Dec 19, 2018 | Updated: 09:51 PM EST

Gulf Stream Slowed by Greenland Ice Sheet Melting

Mar 26, 2015 08:32 PM EDT


The 2014-15 winter was one of the warmest ever recorded in history according to the National Oceanic and Atmospheric Administration. However, there is one area of the North Atlantic that hasn't been affected by this warming trend and the phenomenon has been the same since around 1970.

This particular area of the Atlantic has shown ocean temperatures that are 3.6 degrees Fahrenheit colder than the average. According to a recent study, this cold area of sea temperatures could be one of the indicators of a dramatic slowdown in the Gulf Stream. This situation worries scientists as the Gulf Stream is responsible for moving huge amounts of heat north from the equator passed the East Coast of the U.S. into the North Atlantic.

This could add credence to the theory put forth by experts stating that global warming could cause "tipping points" in the climate system. Some experts at the U.N. Intergovernmental Panel on Climate Change believe there is a 10% chance that the Gulf Stream could actually shut down by 2100 while some experts the likelihood of such a scenario is even higher.

Co-author Stefan Rahmstorf, a climate scientist at the Potsdam Institute for Climate Impact Research in Germany, in a blog post for RealClimate said, "Evidence is mounting that the long-feared circulation decline is already well underway. Evidence is mounting that the long-feared circulation decline is already well underway."

The slowdown of the Gulf Stream as the study finds is unprecedented and hasn't occurred in probably thousands of years. Another tipping point could be the Greenland ice sheet. The melting of the ice sheet brings a huge influx of cold freshwater to the Atlantic and is one of the main sources of freshwater inflow to the ocean.

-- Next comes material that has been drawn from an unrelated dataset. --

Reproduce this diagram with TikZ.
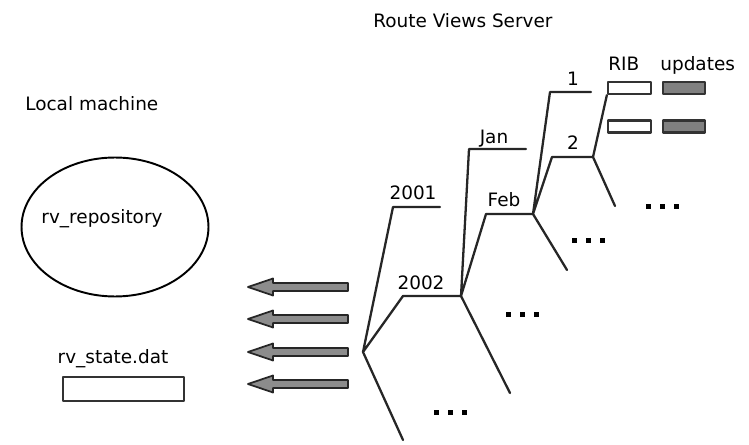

As this freshwater, which is both lighter and colder than the heavier salt water pours into the area, it tends to sit on top of the water column. Over the years, this accumulation interferes with the formation and sinking of dense, cold and salt waters thus slowing the Gulf Stream and affecting the circulation of the ocean as well.

This rapid slowdown of the Gulf Stream combined with the melting of the ice sheets can increase sea levels along the highly populated Mid-Atlantic and Northeast coasts of the United States. It could also cause much colder conditions than normal in the northern parts of both Europe and America drastically effecting life as we know it in these areas.